Sweeping through the Middle East in early March, US vice president Dick Cheney told his hosts, including the Saudis, that a US military offensive against Iraq was fixed and final and would take place soon. He left the distinct impression that the assault was scheduled for late spring to spare US troops the stifling summer heat of the Iraqi desert, where temperatures can top 50 degrees centigrade (120 degrees F).


When US secretary of state Colin Powell followed in Cheney’s footsteps in mid-April, he passed a similar message in closed-door conferences with regional leaders, assuring them that Washington would move against Iraq very soon.


Things began changing after Powell’s departure when Israel’s Operation Defensive Shield against Palestinian terror strongholds on the West Bank shifted into high gear.

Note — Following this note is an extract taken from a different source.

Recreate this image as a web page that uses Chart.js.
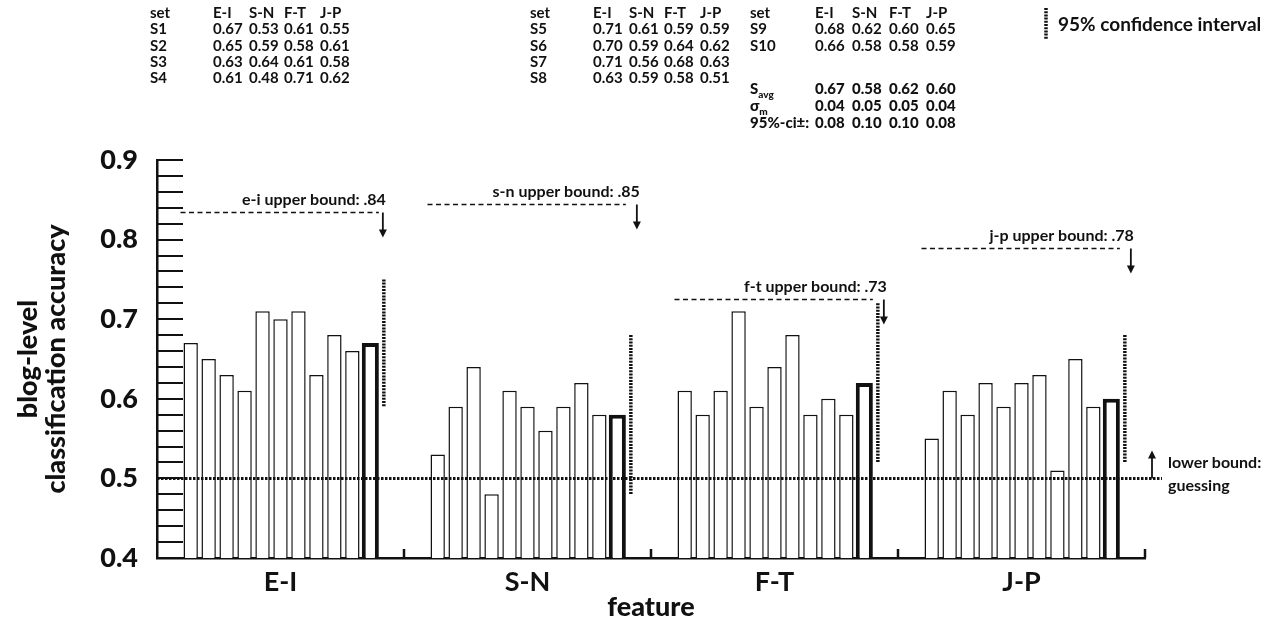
<!DOCTYPE html>
<html><head><meta charset="utf-8">
<script src="https://cdn.jsdelivr.net/npm/chart.js@4.4.1/dist/chart.umd.min.js"></script>
<style>
html,body{margin:0;padding:0;background:#fff;}
#wrap{position:relative;width:1275px;height:628px;overflow:hidden;}
canvas{position:absolute;left:0;top:0;}
.t{position:absolute;font-family:Lato,'Open Sans',sans-serif;font-weight:700;font-size:15px;color:#111;white-space:nowrap;line-height:1;transform:translateY(-50%);}
.t sub{font-size:10px;vertical-align:-4px;line-height:0;}
.heavy{font-weight:900;}
.leg{font-size:19px;}
.lb{font-size:16px;}
</style></head><body>
<div id="wrap"><canvas id="c" width="1275" height="628"></canvas><div id="tables"></div></div>
<script>
// ---------- data ----------
const categories = ['E-I', 'S-N', 'F-T', 'J-P'];
const setNames = ['S1','S2','S3','S4','S5','S6','S7','S8','S9','S10'];
const S1  = [0.67, 0.53, 0.61, 0.55];
const S2  = [0.65, 0.59, 0.58, 0.61];
const S3  = [0.63, 0.64, 0.61, 0.58];
const S4  = [0.61, 0.48, 0.71, 0.62];
const S5  = [0.71, 0.61, 0.59, 0.59];
const S6  = [0.70, 0.59, 0.64, 0.62];
const S7  = [0.71, 0.56, 0.68, 0.63];
const S8  = [0.63, 0.59, 0.58, 0.51];
const S9  = [0.68, 0.62, 0.60, 0.65];
const S10 = [0.66, 0.58, 0.58, 0.59];
const sAvg   = [0.67, 0.58, 0.62, 0.60];
const sigmaM = [0.04, 0.05, 0.05, 0.04];
const ci95   = [0.08, 0.10, 0.10, 0.08];
const upperBoundLabels = ['e-i upper bound: .84', 's-n upper bound: .85', 'f-t upper bound: .73', 'j-p upper bound: .78'];
const upperBoundLevels = [0.835, 0.845, 0.725, 0.79];
const lowerBound = 0.5;
const lowerBoundLabel = ['lower bound:', 'guessing'];
const legendLabel = '95% confidence interval';
const yTitle = ['blog-level', 'classification accuracy'];
const xTitle = 'feature';
const setSeries = [S1,S2,S3,S4,S5,S6,S7,S8,S9,S10];

// ---------- tables (text) ----------
const tableGroups = [[0,1,2,3],[4,5,6,7],[8,9]];
const tableX = [150, 530, 750];
const colOff = [63, 99, 134, 170];
const colOff3 = [65, 102, 139, 176];
const rowY = [12, 28, 45, 61, 77];
const extraRowY = [88, 105, 122];
const tbl = document.getElementById('tables');
function addText(x, y, html, cls){
  const d = document.createElement('div');
  d.className = 't' + (cls ? ' ' + cls : '');
  d.style.left = x + 'px'; d.style.top = y + 'px';
  d.innerHTML = html; tbl.appendChild(d);
}
tableGroups.forEach((g, ti) => {
  const x0 = tableX[ti];
  const off = ti === 2 ? colOff3 : colOff;
  addText(x0, rowY[0], 'set');
  categories.forEach((c, ci) => addText(x0 + off[ci], rowY[0], c));
  g.forEach((si, ri) => {
    addText(x0, rowY[ri+1], setNames[si]);
    setSeries[si].forEach((v, ci) => addText(x0 + off[ci], rowY[ri+1], v.toFixed(2)));
  });
});
const extraRows = [['S<sub>avg</sub>', sAvg], ['&sigma;<sub>m</sub>', sigmaM], ['95%-ci&plusmn;:', ci95]];
extraRows.forEach((r, ri) => {
  addText(tableX[2], extraRowY[ri], r[0], 'heavy');
  r[1].forEach((v, ci) => addText(tableX[2] + colOff3[ci], extraRowY[ri], v.toFixed(2), 'heavy'));
});
addText(1058, 23, legendLabel, 'leg');
addText(1168, 462, lowerBoundLabel[0], 'lb');
addText(1168, 485, lowerBoundLabel[1], 'lb');

// ---------- chart ----------
const INK = '#111';
const datasets = setSeries.map((arr, i) => ({
  label: setNames[i], data: arr,
  backgroundColor: '#fff', borderColor: INK, borderWidth: 1.5,
  barPercentage: 0.8, categoryPercentage: 0.8
}));
datasets.push({
  label: 'Savg', data: sAvg,
  backgroundColor: '#fff', borderColor: INK, borderWidth: 4,
  barPercentage: 0.95, categoryPercentage: 0.8
});

function line(ctx, x1, y1, x2, y2){ ctx.beginPath(); ctx.moveTo(x1, y1); ctx.lineTo(x2, y2); ctx.stroke(); }
function arrow(ctx, x, yFrom, yTo){
  const dir = yTo > yFrom ? 1 : -1;
  ctx.setLineDash([]); ctx.lineWidth = 1.8;
  line(ctx, x, yFrom, x, yTo - dir * 6);
  ctx.beginPath(); ctx.moveTo(x - 4, yTo - dir * 8); ctx.lineTo(x + 4, yTo - dir * 8); ctx.lineTo(x, yTo); ctx.closePath(); ctx.fill();
}

const overlay = {
  id: 'overlay',
  afterDatasetsDraw(chart){
    const {ctx, chartArea: a, scales: {x, y}} = chart;
    ctx.save();
    ctx.strokeStyle = INK; ctx.fillStyle = INK;
    ctx.lineWidth = 2;
    y.ticks.forEach(t => {
      const py = Math.round(y.getPixelForValue(t.value));
      line(ctx, a.left, py, a.left + 26, py);
    });
    const half = (x.getPixelForValue(1) - x.getPixelForValue(0)) / 2;
    ctx.lineWidth = 2.5;
    categories.forEach((c, i) => {
      const px = x.getPixelForValue(i) + half;
      line(ctx, px, a.bottom, px, a.bottom - 9);
    });
    const yLB = y.getPixelForValue(lowerBound);
    ctx.lineWidth = 3; ctx.setLineDash([2.5, 1.5]);
    line(ctx, a.left, yLB, a.right + 17, yLB);
    arrow(ctx, a.right + 7, yLB, y.getPixelForValue(lowerBound + 0.035));
    const avgMeta = chart.getDatasetMeta(datasets.length - 1);
    const firstMeta = chart.getDatasetMeta(0);
    ctx.font = '700 16px Lato, "Open Sans", sans-serif';
    ctx.textAlign = 'right'; ctx.textBaseline = 'alphabetic';
    categories.forEach((c, i) => {
      const bar = avgMeta.data[i];
      const first = firstMeta.data[i];
      const cx = bar.x + bar.width / 2 + 5;
      ctx.lineWidth = 3.5; ctx.setLineDash([2, 1.2]);
      line(ctx, cx, y.getPixelForValue(sAvg[i] + ci95[i]), cx, y.getPixelForValue(sAvg[i] - ci95[i]));
      const yU = Math.round(y.getPixelForValue(upperBoundLevels[i])) + 0.5;
      ctx.lineWidth = 1.6; ctx.setLineDash([5, 3.5]);
      line(ctx, first.x - first.width / 2 - 3, yU, bar.x + bar.width / 2, yU);
      const ax = cx + (i === 0 ? -1 : 6);
      arrow(ctx, ax, yU, yU + 25);
      ctx.fillText(upperBoundLabels[i], ax + 3, yU - 8);
    });
    ctx.lineWidth = 3.5; ctx.setLineDash([2, 1.2]);
    line(ctx, 1046, 8, 1046, 40);
    ctx.restore();
  }
};

new Chart(document.getElementById('c'), {
  type: 'bar',
  data: { labels: categories, datasets },
  options: {
    responsive: false, animation: false,
    layout: { padding: { top: 160, right: 130, left: 0, bottom: 0 } },
    plugins: { legend: { display: false }, tooltip: { enabled: false } },
    scales: {
      x: {
        grid: { drawOnChartArea: false, drawTicks: false },
        border: { color: INK, width: 2.5 },
        ticks: { color: INK, font: { family: 'Lato', size: 27, weight: 700 }, padding: 8 },
        title: { display: true, text: xTitle, color: INK, font: { family: 'Lato', size: 27, weight: 900 }, padding: { top: 0, bottom: 5 } },
        afterFit(s){ s.height = 70; }
      },
      y: {
        min: 0.4, max: 0.9,
        grid: { drawOnChartArea: false, drawTicks: false },
        border: { color: INK, width: 2.5 },
        ticks: {
          stepSize: 0.02, maxTicksLimit: 100, autoSkip: false, color: INK, padding: 19,
          font: { family: 'Lato', size: 27, weight: 900 },
          callback: v => { const r = Math.round(v * 10) / 10; return Math.abs(v - r) < 1e-6 ? r.toFixed(1) : ''; }
        },
        title: { display: true, text: yTitle, color: INK, font: { family: 'Lato', size: 27, weight: 900, lineHeight: 1.05 }, padding: { top: 14, bottom: 0 } },
        afterFit(s){ s.width = 157; }
      }
    }
  },
  plugins: [overlay]
});
</script>
</body></html>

US defense secretary Donald Rumsfeld posed a rhetorical question to several Arab and Israeli leaders: Since a military campaign was already underway against Yasser Arafat, might it not be better to stamp out Palestinian and Hizbollah terror before taking on Iraq?


It was a rare hint from a top US government official to foreign leaders that an attack on Iraq might not be as imminent as they had been led to think.

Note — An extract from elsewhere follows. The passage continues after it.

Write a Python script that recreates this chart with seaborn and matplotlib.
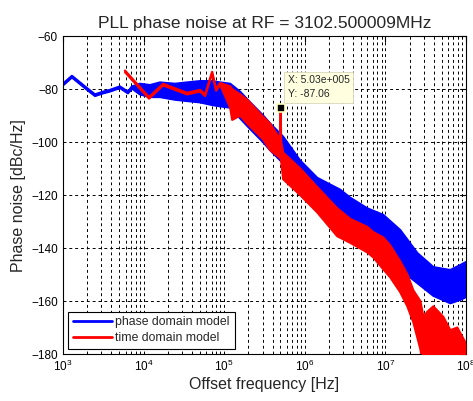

After repeated probes by DEBKA-Net-Weekly’s sources in Washington, and in numerous Middle Eastern capitals, it begins to look as though US President George W. Bush has decided not to go to war against Iraq until the “Arafat problem” is disposed of. He has accepted Powell’s argument that Washington’s interests and standing in the world would suffer unless the Arab world and Europe were properly prepared for the action in advance.


Disseminating this scenario may, however, be no more than a diversionary tactic, as the Boston Globe, breaking away from the US media pack, reported in an April 28 story headlined “Pentagon finalizing Iraq plans”. The Globe quoted Jay Farrar, a former senior Defense Department official, who is now director of special projects at the Center for Strategic and International Studies, a centrist Washington think tank. Referring to the impression that the current Bush administration would hold off attacking Iraq for at least several months, Farrar said that this thinking no longer may be true. “I think it’s very much a possibility sooner rather than later,” he said. “There are a number of reasons, some of which are rooted in… hard fact: Saddam Hussein is a bad guy and he and his people are building bad things. A lot of this is rooted as well in wanting to go in and clean up a mess that wasn’t cleaned up 11 years ago in the Gulf War.”

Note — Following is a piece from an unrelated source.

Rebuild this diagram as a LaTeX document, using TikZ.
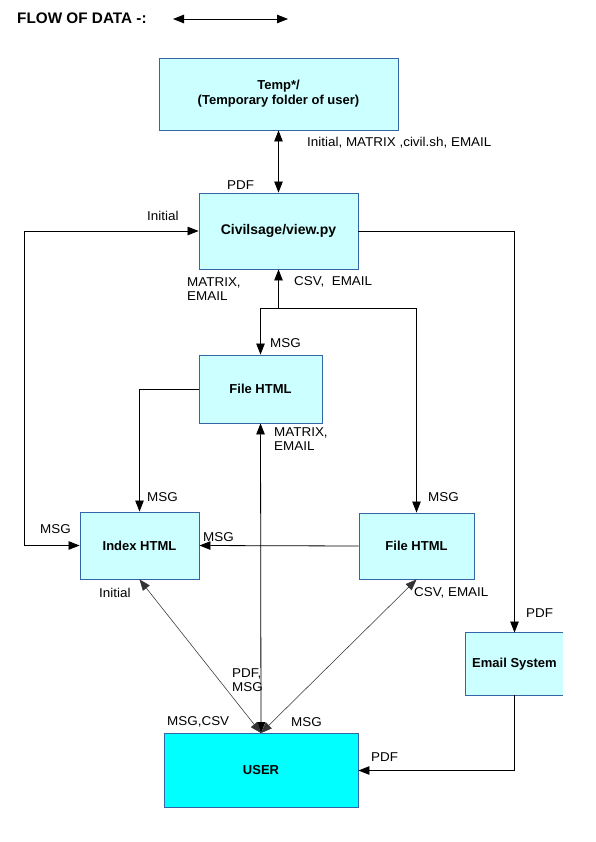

DEBKA-Net-Weekly‘s sources cite many Gulf and the Middle East as admitting themselves baffled as to president Bush’s intentions. They reveal that Israeli prime minister Ariel Sharon, who leaves late on Saturday for his fifth White House visit since taking office, told close confidants that he does not understand why Bush decided to link the US attack on Iraq with Arafat’s fate and that he was extremely concerned.


Meanwhile, DEBKA-Net-Weekly ‘s military sources say US and British special forces continue to operate quietly inside Iraq. Israeli and Jordanian special units are taking part in some of those incursions on an ad hoc basis.


US special forces have been deployed in three areas in Iraq: the Kurdish areas of northern Iraq ranging south from the Syrian-Turkish border to the oil cities of Mosul and Kirkuk, including the western desert near the frontier with Syria; the western region of central Iraq along the border with Jordan and in the central Syrian Desert, across from cities and towns surrounding Baghdad – mainly in areas surrounding Wadi Gowdaf; and the south, mainly in the Shat al-Arab and Urr regions. Although these commandos have been on the ground for a month and a half, details of their activities are still sketchy. But DEBKA-Net-Weekly‘s military sources report that US commandos have engaged the Iraqi army, attacking tank concentrations, missiles and convoys. Both sides stay mum about the fighting.


Meanwhile, the latest information gleaned by DEBKA-Net-Weekly from US military sources in the Middle East suggests stormy military activity in mid-May.